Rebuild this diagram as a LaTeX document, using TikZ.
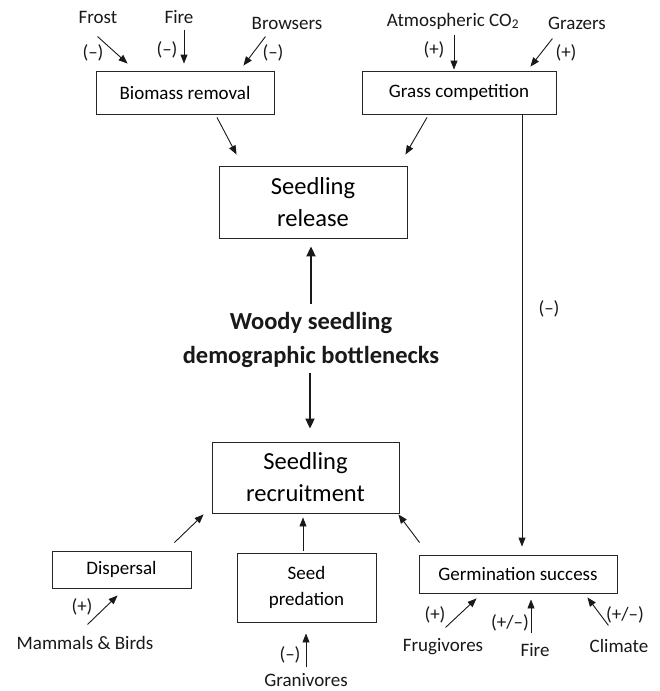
\documentclass[tikz,border=0pt]{standalone}
\usepackage{fontspec}
\setmainfont{Carlito}
\usetikzlibrary{arrows.meta, positioning, calc}
\tikzset{
    box/.style={
        rectangle, draw=black!85, line width=0.9pt, inner sep=0pt,
        align=center, font=\fontsize{19}{26}\selectfont
    },
    bigbox/.style={
        box, font=\fontsize{24.5}{32}\selectfont
    },
    lbl/.style={
        inner sep=0pt, text=black!90, font=\fontsize{19}{23}\selectfont
    },
    arr/.style={
        line width=0.9pt, -{Triangle[length=9pt, width=7pt]}, color=black!90
    },
    bigarr/.style={
        line width=2pt, -{Triangle[length=10pt, width=9pt]}, color=black!90
    }
}

\begin{document}
\begin{tikzpicture}[x=1pt, y=-1pt]
    \useasboundingbox[fill=white] (0,0) rectangle (660,691);

    % top row
    \node[box, minimum width=178pt, minimum height=43pt] (bio) at (185,92.5) {Biomass removal};
    \node[box, minimum width=194pt, minimum height=43pt] (grass) at (459,92.5) {Grass competition};

    \node[lbl] (frost) at (98,17) {Frost};
    \node[lbl] (fireA) at (179,17) {Fire};
    \node[lbl] (brow) at (287,23) {Browsers};
    \node[lbl] at (93,53) {(–)};
    \node[lbl] at (167,50) {(–)};
    \node[lbl] at (273,53) {(–)};
    \draw[arr] ($(bio.north west)+(2,-34)$) -- ($(bio.north west)+(32,-7)$);
    \draw[arr] ($(bio.north)+(-1,-41)$) -- ($(bio.north)+(-1,-7)$);
    \draw[arr] ($(bio.north east)+(-9,-34)$) -- ($(bio.north east)+(-31,-5)$);

    \node[lbl] (co2) at (453,21) {Atmospheric CO\textsubscript{2}};
    \node[lbl] (graz) at (577,23) {Grazers};
    \node[lbl] at (434,50) {(+)};
    \node[lbl] at (566,53) {(+)};
    \draw[arr] ($(grass.north)+(-5,-36)$) -- ($(grass.north)+(-5,-1)$);
    \draw[arr] ($(grass.north east)+(-4,-32)$) -- ($(grass.north east)+(-26,-4)$);

    % centre
    \node[bigbox, minimum width=188pt, minimum height=72pt] (release) at (313,202) {Seedling\\release};
    \node[inner sep=0pt, align=center, text=black!90, font=\fontsize{24.5}{34}\selectfont\bfseries] (woody) at (311,340) {Woody seedling\\demographic bottlenecks};
    \node[bigbox, minimum width=187pt, minimum height=71pt] (recruit) at (305.5,477.5) {Seedling\\recruitment};

    \draw[arr] ($(bio.south)+(32,3)$) -- ($(release.north west)+(18,-11)$);
    \draw[arr] ($(grass.south)+(-32,3)$) -- ($(release.north east)+(-2,-11)$);
    \draw[bigarr] ($(release.south)+(-2,66)$) -- ($(release.south)+(-2,8)$);
    \draw[bigarr] ($(recruit.north)+(4.5,-69)$) -- ($(recruit.north)+(4.5,-13)$);

    % bottom row
    \node[box, minimum width=139pt, minimum height=37pt] (disp) at (121.5,569.5) {Dispersal};
    \node[box, minimum width=139pt, minimum height=69pt] (pred) at (306.5,587.5) {Seed\\predation};
    \node[box, minimum width=198pt, minimum height=38pt] (germ) at (518,574) {Germination success};

    \draw[arr] ($(grass.south)+(63,0)$) -- ($(germ.north)+(4,-8)$)
        node[lbl, pos=0.45, xshift=27pt] {(–)};
    \draw[arr] ($(disp.north east)+(-17,-8)$) -- ($(recruit.south west)+(-8,1)$);
    \draw[arr] ($(pred.north)+(-3.5,-2)$) -- ($(recruit.south)+(-2.5,4)$);
    \draw[arr] ($(germ.north west)+(1,-12)$) -- ($(recruit.south east)+(-1,1)$);

    \node[lbl] (mam) at (85,643) {Mammals \& Birds};
    \node[lbl] at (82,607) {(+)};
    \draw[arr] ($(disp.south west)+(36,36)$) -- ($(disp.south west)+(66,7)$);

    \node[lbl] (gran) at (306,680) {Granivores};
    \node[lbl] at (290,655) {(–)};
    \draw[arr] ($(pred.south)+(-0.5,45)$) -- ($(pred.south)+(-0.5,11)$);

    \node[lbl] (frug) at (443,647) {Frugivores};
    \node[lbl] at (435,615) {(+)};
    \draw[arr] ($(germ.south west)+(27,34)$) -- ($(germ.south west)+(58,5)$);
    \node[lbl] (fireB) at (535,650) {Fire};
    \node[lbl] at (510,623) {(+/–)};
    \draw[arr] ($(germ.south)+(13,40)$) -- ($(germ.south)+(13,6)$);
    \node[lbl] (clim) at (619,646) {Climate};
    \node[lbl] at (625,615) {(+/–)};
    \draw[arr] ($(germ.south east)+(-9,32)$) -- ($(germ.south east)+(-30,4)$);
\end{tikzpicture}
\end{document}
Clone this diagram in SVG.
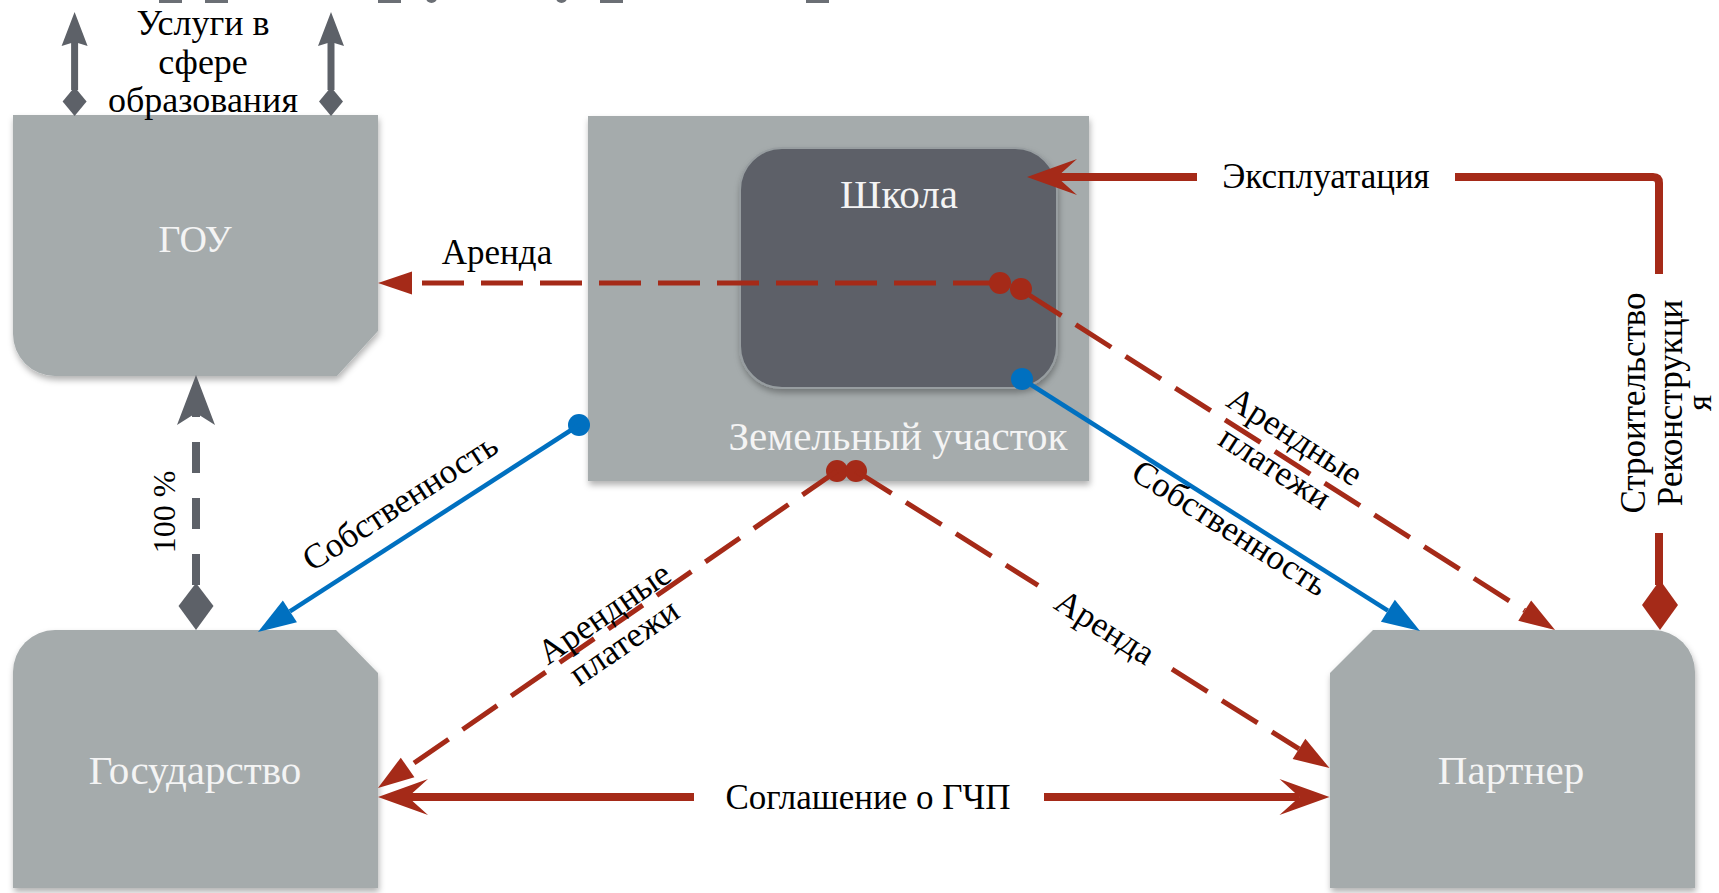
<svg xmlns="http://www.w3.org/2000/svg" width="1719" height="893" viewBox="0 0 1719 893">
<defs>
<filter id="sh" x="-10%" y="-10%" width="125%" height="130%"><feDropShadow dx="1" dy="4" stdDeviation="3" flood-color="#000" flood-opacity="0.3"/></filter>
<marker id="aRed" markerUnits="userSpaceOnUse" orient="auto" markerWidth="10" markerHeight="10" refX="0" refY="0" overflow="visible"><path d="M36,0 L0,-12 L0,12 Z" fill="#a52a18"/></marker>
<marker id="aBlue" markerUnits="userSpaceOnUse" orient="auto" markerWidth="10" markerHeight="10" refX="0" refY="0" overflow="visible"><path d="M38,0 L0,-13 L0,13 Z" fill="#0070c0"/></marker>
<marker id="aRedBig" markerUnits="userSpaceOnUse" orient="auto" markerWidth="10" markerHeight="10" refX="0" refY="0" overflow="visible"><path d="M30,0 L-20,-18 L0,0 L-20,18 Z" fill="#a52a18"/></marker>
<marker id="aGrayBig" markerUnits="userSpaceOnUse" orient="auto" markerWidth="10" markerHeight="10" refX="0" refY="0" overflow="visible"><path d="M38,0 L-12,-19 L0,0 L-12,19 Z" fill="#5d6168"/></marker>
<marker id="aGraySm" markerUnits="userSpaceOnUse" orient="auto" markerWidth="10" markerHeight="10" refX="0" refY="0" overflow="visible"><path d="M30,0 L-4,-13 L0,0 L-4,13 Z" fill="#5d6168"/></marker>
</defs>
<style>
.box{fill:#a5abac;filter:url(#sh)}
.school{fill:#5d6168;stroke:#979da0;stroke-width:2;filter:url(#sh)}
.nl{font-family:"Liberation Serif","DejaVu Serif",serif;font-size:41px;fill:#f4f4f4;text-anchor:middle;dominant-baseline:central}
.el{font-family:"Liberation Serif","DejaVu Serif",serif;font-size:35px;fill:#000;text-anchor:middle;dominant-baseline:central}
.svc{font-family:"Liberation Serif","DejaVu Serif",serif;font-size:36px;fill:#000;text-anchor:middle}
.rd{stroke:#a52a18;stroke-width:5;fill:none;stroke-dasharray:42 17}
.rs{stroke:#a52a18;stroke-width:8;fill:none}
.bl{stroke:#0070c0;stroke-width:4.5;fill:none}
.gr{stroke:#5d6168;stroke-width:7;fill:none}
.grd{stroke:#5d6168;stroke-width:8;fill:none;stroke-dasharray:31 25}
.red{fill:#a52a18}
.blue{fill:#0070c0}
.gray{fill:#5d6168}
.rem{fill:#6b6f75}
</style>
<rect width="1719" height="893" fill="#fff"/>

<g id="top-remnants">
<rect class="rem" x="159" y="-6" width="23" height="9"/>
<rect class="rem" x="205" y="-6" width="23" height="9"/>
<rect class="rem" x="378" y="-6" width="23" height="9"/>
<ellipse class="rem" cx="431.5" cy="-2" rx="5.5" ry="5"/>
<ellipse class="rem" cx="561.5" cy="-2" rx="5.5" ry="5"/>
<rect class="rem" x="600" y="-6" width="23" height="9"/>
<rect class="rem" x="806" y="-6" width="23" height="9"/>
</g>

<g id="node-gou">
<path class="box" d="M13,115 H378 V331 L337,376 H55 A42,42 0 0 1 13,334 Z"/>
<text class="nl" x="195" y="239" style="font-size:38px">ГОУ</text>
</g>

<g id="node-land">
<rect class="box" x="588" y="116" width="501" height="365"/>
<text class="nl" x="898" y="436">Земельный участок</text>
</g>

<g id="node-school">
<rect class="school" x="740" y="148" width="317" height="240" rx="42" ry="42"/>
<text class="nl" x="899" y="194">Школа</text>
</g>

<g id="node-gos">
<path class="box" d="M55,630 H336 L378,673 V888 H13 V672 A42,42 0 0 1 55,630 Z"/>
<text class="nl" x="195" y="770">Государство</text>
</g>

<g id="node-partner">
<path class="box" d="M1373,630 H1653 A42,42 0 0 1 1695,672 V888 H1330 V673 Z"/>
<text class="nl" x="1511" y="770">Партнер</text>
</g>

<g id="connectors">
<path class="gr" d="M74.6,90 V42" marker-end="url(#aGraySm)"/>
<polygon class="gray" points="74.6,87 86.6,101.5 74.6,116 62.6,101.5"/>
<path class="gr" d="M331,90 V42" marker-end="url(#aGraySm)"/>
<polygon class="gray" points="331,87 343,101.5 331,116 319,101.5"/>

<path class="grd" d="M196,585 V413" marker-end="url(#aGrayBig)"/>
<polygon class="gray" points="196,583 213.5,606 196,630 178.5,606"/>

<path class="rd" d="M412,283 H995" stroke-dashoffset="-10"/>
<polygon class="red" points="378,283 412,271.5 412,294.5"/>
<circle class="red" cx="1000" cy="283" r="11"/>
<circle class="red" cx="1021" cy="289" r="11"/>

<path class="rd" d="M1026,293 L1524.7,610.6" marker-end="url(#aRed)"/>

<circle class="blue" cx="1022" cy="379" r="11"/>
<path class="bl" d="M1022,379 L1387.9,610.7" marker-end="url(#aBlue)"/>

<circle class="blue" cx="579" cy="425" r="11"/>
<path class="bl" d="M579,425 L289.9,611.4" marker-end="url(#aBlue)"/>

<circle class="red" cx="837" cy="471" r="11"/>
<circle class="red" cx="856" cy="471" r="11"/>

<path class="rd" d="M837,471 L407.6,767.5" marker-end="url(#aRed)"/>

<path class="rd" d="M856,471 L1038.1,585.3"/>
<path class="rd" d="M1172,669.2 L1299,748.9" marker-end="url(#aRed)"/>

<path class="rs" d="M694,797 H408" marker-end="url(#aRedBig)"/>
<path class="rs" d="M1044,797 H1299.5" marker-end="url(#aRedBig)"/>

<path class="rs" d="M1659,274 V183 Q1659,177 1653,177 H1455"/>
<path class="rs" d="M1197,177 H1057" marker-end="url(#aRedBig)"/>

<path class="rs" d="M1659,533 V585"/>
<polygon class="red" points="1660,580 1678,605 1660,630 1642,605"/>
</g>

<g id="labels">
<text class="svc" x="203" y="35">Услуги в</text>
<text class="svc" x="203" y="73.5">сфере</text>
<text class="svc" x="203" y="112">образования</text>
<text class="el" x="497" y="252">Аренда</text>
<text class="el" x="1326" y="176">Эксплуатация</text>
<text class="el" x="868" y="797">Соглашение о ГЧП</text>
<text class="el" transform="translate(164,512) rotate(-90)" style="font-size:32px">100 %</text>
<g transform="translate(1285,452) rotate(32.6)">
<text class="el" x="0" y="-18.5">Арендные</text>
<text class="el" x="0" y="18.5">платежи</text>
</g>
<g transform="translate(614,627.5) rotate(-34.5)">
<text class="el" x="0" y="-17.5">Арендные</text>
<text class="el" x="0" y="17.5">платежи</text>
</g>
<text class="el" transform="translate(400,502) rotate(-32.8)">Собственность</text>
<text class="el" transform="translate(1230,528) rotate(32.3)">Собственность</text>
<text class="el" transform="translate(1105,627) rotate(32.1)">Аренда</text>
<text class="el" transform="translate(1633,403) rotate(-90)">Строительство</text>
<text class="el" transform="translate(1670,403) rotate(-90)">Реконструкци</text>
<text class="el" transform="translate(1699,403) rotate(-90)">я</text>
</g>
</svg>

**DIRECTIVE**
Go from the first line of the listing to the line holding "-- ($(grass.north east)+(-26,-4)$);" and, please, transcribe those lines exactly, both included, with no pictures.

**OUTPUT OF THE EXERCISE**
Rebuild this diagram as a LaTeX document, using TikZ.
\documentclass[tikz,border=0pt]{standalone}
\usepackage{fontspec}
\setmainfont{Carlito}
\usetikzlibrary{arrows.meta, positioning, calc}
\tikzset{
    box/.style={
        rectangle, draw=black!85, line width=0.9pt, inner sep=0pt,
        align=center, font=\fontsize{19}{26}\selectfont
    },
    bigbox/.style={
        box, font=\fontsize{24.5}{32}\selectfont
    },
    lbl/.style={
        inner sep=0pt, text=black!90, font=\fontsize{19}{23}\selectfont
    },
    arr/.style={
        line width=0.9pt, -{Triangle[length=9pt, width=7pt]}, color=black!90
    },
    bigarr/.style={
        line width=2pt, -{Triangle[length=10pt, width=9pt]}, color=black!90
    }
}

\begin{document}
\begin{tikzpicture}[x=1pt, y=-1pt]
    \useasboundingbox[fill=white] (0,0) rectangle (660,691);

    % top row
    \node[box, minimum width=178pt, minimum height=43pt] (bio) at (185,92.5) {Biomass removal};
    \node[box, minimum width=194pt, minimum height=43pt] (grass) at (459,92.5) {Grass competition};

    \node[lbl] (frost) at (98,17) {Frost};
    \node[lbl] (fireA) at (179,17) {Fire};
    \node[lbl] (brow) at (287,23) {Browsers};
    \node[lbl] at (93,53) {(–)};
    \node[lbl] at (167,50) {(–)};
    \node[lbl] at (273,53) {(–)};
    \draw[arr] ($(bio.north west)+(2,-34)$) -- ($(bio.north west)+(32,-7)$);
    \draw[arr] ($(bio.north)+(-1,-41)$) -- ($(bio.north)+(-1,-7)$);
    \draw[arr] ($(bio.north east)+(-9,-34)$) -- ($(bio.north east)+(-31,-5)$);

    \node[lbl] (co2) at (453,21) {Atmospheric CO\textsubscript{2}};
    \node[lbl] (graz) at (577,23) {Grazers};
    \node[lbl] at (434,50) {(+)};
    \node[lbl] at (566,53) {(+)};
    \draw[arr] ($(grass.north)+(-5,-36)$) -- ($(grass.north)+(-5,-1)$);
    \draw[arr] ($(grass.north east)+(-4,-32)$) -- ($(grass.north east)+(-26,-4)$);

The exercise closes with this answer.